A true administrative position. An HR coordinator has responsibility for filing, maintaining reports, processing payroll and typically the scheduling of interviews. HR Coordinator might plan and organize events, develop email content for newsletters and other inter-office communication within the department and the company. Their roles are focused on administration providing a valuable service to the organization in maintaining order and a system for everything. They are hourly non-exempt workers.

  • HR Specialist

This position typically requires 1-3 years of HR experience and is still focused on administration, payroll processing and other administrative tasks. HR specialists can gain additional experience working on speciality projects, employee orientation, training, and pre-screen interviewing. HR Specialists have a basic understanding of some employment law and serve as a go-t0 resource for employees and managers alike.

  • HR Managers

HR managers may or may not oversee and supervise staff or employees. They serve a generalist role, where they often do a bit of everything including benefits, compensation, recruiting and handling employee relations issues each and every day. The responsibilities in this role are very wide, ranging from location forecasting, budgeting, recruiting and interviewing to compliance, employee investigations and claims. HR Managers sometimes process payroll but are less administrative than coordinator or specialist roles. Often they are cross-trained in administrative tasks for emergencies.

  • HR Directors

Often responsible for 2 HR teams or more, human resource directors oversee a region, a number of locations or serve as the highest ranking member of HR within the company. HR directors are also responsible for building annual budgets and oftentimes have decision making when it comes to buying software, systems and negotiating benefits offerings for the company. Less likely to be a department of one than the HR Manager, their responsibilities involve less compliance and policy and more focused on building relationships with executive team members and driving results for the organization focused on human capital and company.

  • VP of HR

Depending on organisational size, the vice-president of HR often reports directly to the CEO or COO of an organisation, although sometimes the chief human resource officer (CHRO) has this distinction. Depending on the structure and size of the organisation, the VP of HR works with the executive team to discuss business objectives. They review financial documents and work to understand how the focused programs and services they offer the organisation drive revenue.

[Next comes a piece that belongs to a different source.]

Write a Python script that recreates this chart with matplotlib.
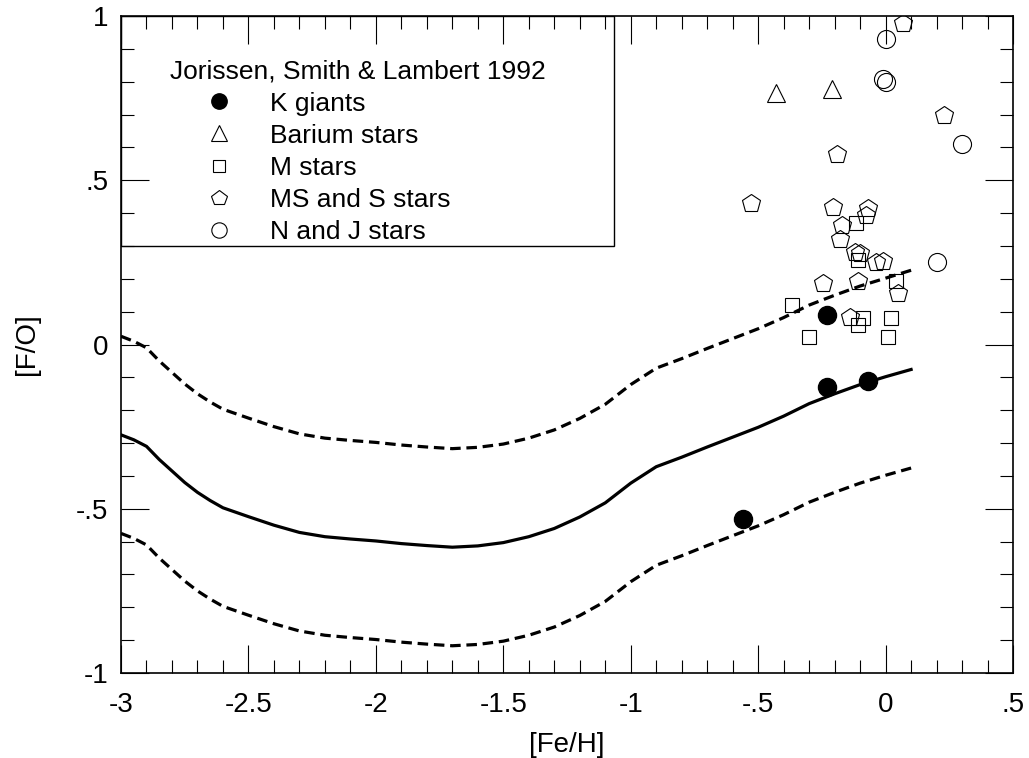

The VP of HR works to integrate people into the full scope of business operations, evaluating how the impact of human capital benefits the overall organisation. This position is heavily focused on business metrics, reporting and analytics directly in contrast to the administrative roots of the industry. They are often a key decision maker in companies.

Successful companies are becoming more adaptable, resilient, fast to take evasive action, and customer-focused. If your company’s HR department is not reforming to align with forward-thinking principles, top management must raise critical questions to HR executives. Companies nowadays simply cannot afford to have an HR department that does not contribute to leading current thinking and increasing business profitability.